Fabriken im engern Sinne hat Reutlingen nicht; außer den oben angeführten Papier-Fabriken und einer Pulvermühle; eine Türkischroth-Färberey, womit eine Baumwollenspinnerey verbunden war, hat neuerlich wieder aufgehört. Die Pulvermühle hatte im Jahre 1822 das Unglück in die Luft zu fliegen, wobey zwey Menschen ihr Leben verloren, sie ist aber jetzt wieder hergestellt. Sehr förderlich ist dem Gewerbe in Reutlingen der Echazfluß, welcher in mehreren Canälen vertheilt ist.
Die Mühlen und Werke sind in der Tabelle 4. zu finden; hier ist noch zu bemerken: ein Bad, das Kuzisbad genannt, eine kleine Privatanstalt, die jedoch einzig zum Baden [88] eingerichtet ist, ihre eigene, aber nicht mineralische, Quelle hat und deßwegen die hiesige Schwefelquelle benutzt.
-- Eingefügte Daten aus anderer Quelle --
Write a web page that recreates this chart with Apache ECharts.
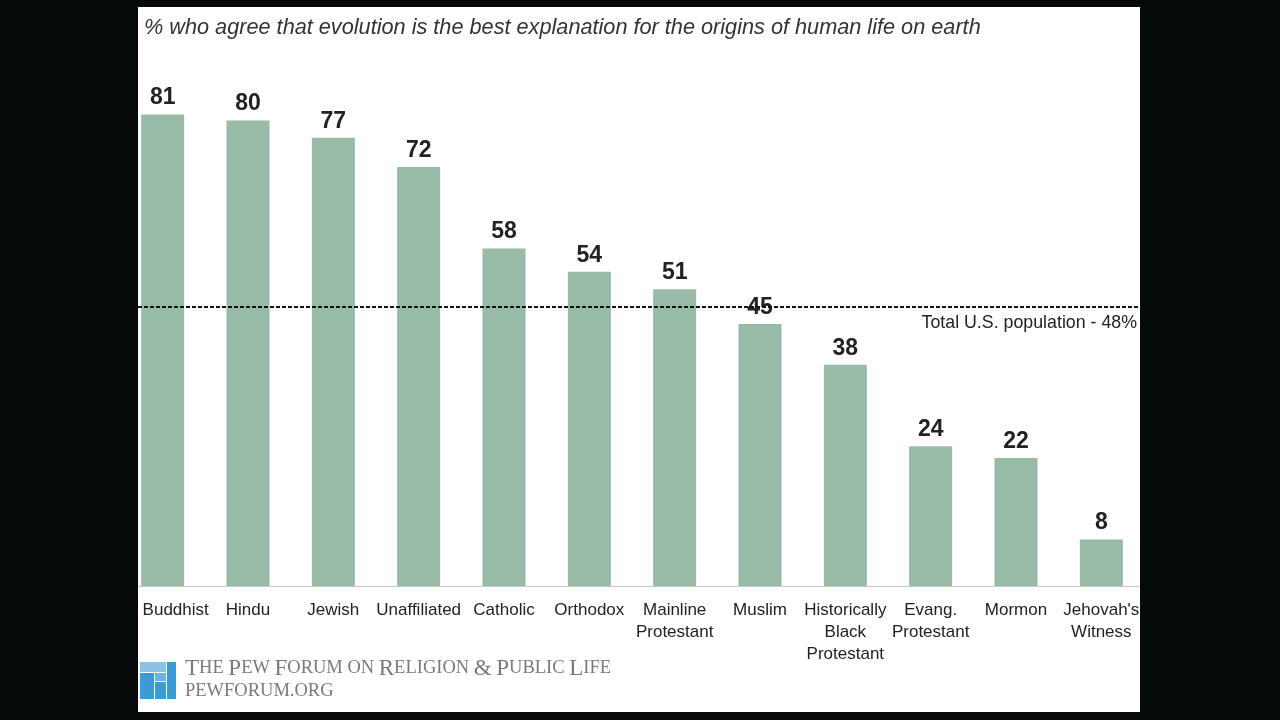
<!DOCTYPE html>
<html><head><meta charset="utf-8">
<script src="https://cdn.jsdelivr.net/npm/echarts@6/dist/echarts.min.js"></script>
<style>html,body{margin:0;padding:0;background:#05090a}#c{width:1280px;height:720px}</style>
</head><body><div id="c"></div>
<script>
const categories = ["Buddhist","Hindu","Jewish","Unaffiliated","Catholic","Orthodox","Mainline\nProtestant","Muslim","Historically\nBlack\nProtestant","Evang.\nProtestant","Mormon","Jehovah's\nWitness"];
const values = [81,80,77,72,58,54,51,45,38,24,22,8];
const totalPopulation = 48;
const titleText = "% who agree that evolution is the best explanation for the origins of human life on earth";
const referenceLabel = "Total U.S. population - 48%";
const footerName = "The Pew Forum on Religion & Public Life";
const footerUrl = "PEWFORUM.ORG";

const SANS = "'Liberation Sans', Arial, sans-serif";
const SERIF = "'Liberation Serif', 'DejaVu Serif', serif";
const chart = echarts.init(document.getElementById('c'));
function smallCaps(str){
  let out = '';
  str.split(' ').forEach((w,i)=>{
    if(i>0) out += '{s| }';
    if(w === '&'){ out += '{b|&}'; return; }
    if(w[0] === w[0].toLowerCase()){ out += '{s|' + w.toUpperCase() + '}'; return; }
    out += '{b|' + w[0] + '}';
    if(w.length>1) out += '{s|' + w.slice(1).toUpperCase() + '}';
  });
  return out;
}
const option = {
  backgroundColor: '#05090a',
  animation: false,
  title: {
    text: titleText,
    left: 139, top: 12,
    textStyle: {fontFamily: SANS, fontStyle: 'italic', fontWeight: 'normal', fontSize: 21.7, color: '#333'}
  },
  grid: {left: 120, width: 1024, top: 4, bottom: 134, containLabel: false},
  xAxis: {
    type: 'category',
    data: categories.map((c,i)=> i===0 ? {value:c, textStyle:{padding:[0,0,0,26]}} : c),
    axisLine: {show: true, lineStyle: {color: '#c8c8c8', width: 1}},
    axisTick: {show: false},
    axisLabel: {interval: 0, margin: 13, fontFamily: SANS, fontSize: 17, color: '#222', lineHeight: 22}
  },
  yAxis: {type: 'value', min: 0, max: 100, show: false, splitLine: {show:false}},
  series: [{
    type: 'bar',
    data: values,
    barWidth: 43,
    itemStyle: {color: '#98bba8'},
    label: {show: true, position: 'top', distance: 5, fontFamily: SANS, fontWeight: 'bold', fontSize: 23, color: '#222'},
    markLine: {
      symbol: 'none', silent: true,
      lineStyle: {type: [4,2], color: '#111', width: 2},
      label: {show: true, position: 'insideEndBottom', distance: [7, 7], formatter: referenceLabel,
        fontFamily: SANS, fontSize: 17.8, color: '#222'},
      data: [{yAxis: totalPopulation}]
    }
  }],
  graphic: [
    {type:'rect', z:-10, shape:{x:138,y:7,width:1002,height:705}, style:{fill:'#fff'}},
    {type:'rect', z:100, shape:{x:0,y:0,width:138,height:720}, style:{fill:'#05090a'}},
    {type:'rect', z:100, shape:{x:1140,y:0,width:140,height:720}, style:{fill:'#05090a'}},
    {type:'rect', z:50, shape:{x:140,y:662,width:26,height:10}, style:{fill:'#8cc2e4'}},
    {type:'rect', z:50, shape:{x:167,y:662,width:9,height:37}, style:{fill:'#3a9bd5'}},
    {type:'rect', z:50, shape:{x:140,y:673,width:14,height:26}, style:{fill:'#3a9bd5'}},
    {type:'rect', z:50, shape:{x:155,y:673,width:11,height:8}, style:{fill:'#6fb3df'}},
    {type:'rect', z:50, shape:{x:155,y:682,width:11,height:17}, style:{fill:'#3a9bd5'}},
    {type:'text', z:50, left:185, top:657, style:{
      text: smallCaps(footerName),
      rich:{b:{fontFamily:SERIF, fontSize:23, fill:'#7a7a7a'}, s:{fontFamily:SERIF, fontSize:18.5, fill:'#7a7a7a'}}
    }},
    {type:'text', z:50, left:185, top:682, style:{
      text: footerUrl, fontFamily:SERIF, fontSize:18.5, fill:'#7a7a7a'
    }}
  ]
};
chart.setOption(option);
</script></body></html>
Der Handel ist nicht unbedeutend; ein höherer Handelsgeist hat jedoch in Reutlingen nie geherrscht; eine Ursache davon mag die Abgeschiedenheit von den Handelsstraßen bisher gewesen seyn.
Der Handel besteht hauptsächlich in Manufakturwaaren; die zwey bedeutendsten Handlungen sind nach dem Kataster die von Sixt Jakob und Wilhelm Finkh und die von Johann Georg, Christian und Wilhelm Fink.
Die Stadt hat drey Jahrmärkte, und eben so viele Wochenmärkte, welche zugleich Fruchtmärkte sind.
Die Landwirthschaft ist zwar ein untergeordneter, dennoch nicht unwichtiger Nahrungszweig. Die Stadt besitzt eine große Markung, und erzeugt viel Obst, Wein, Gemüse, hauptsächlich aber viel Heu und Öhmd. Vergl. S. 59.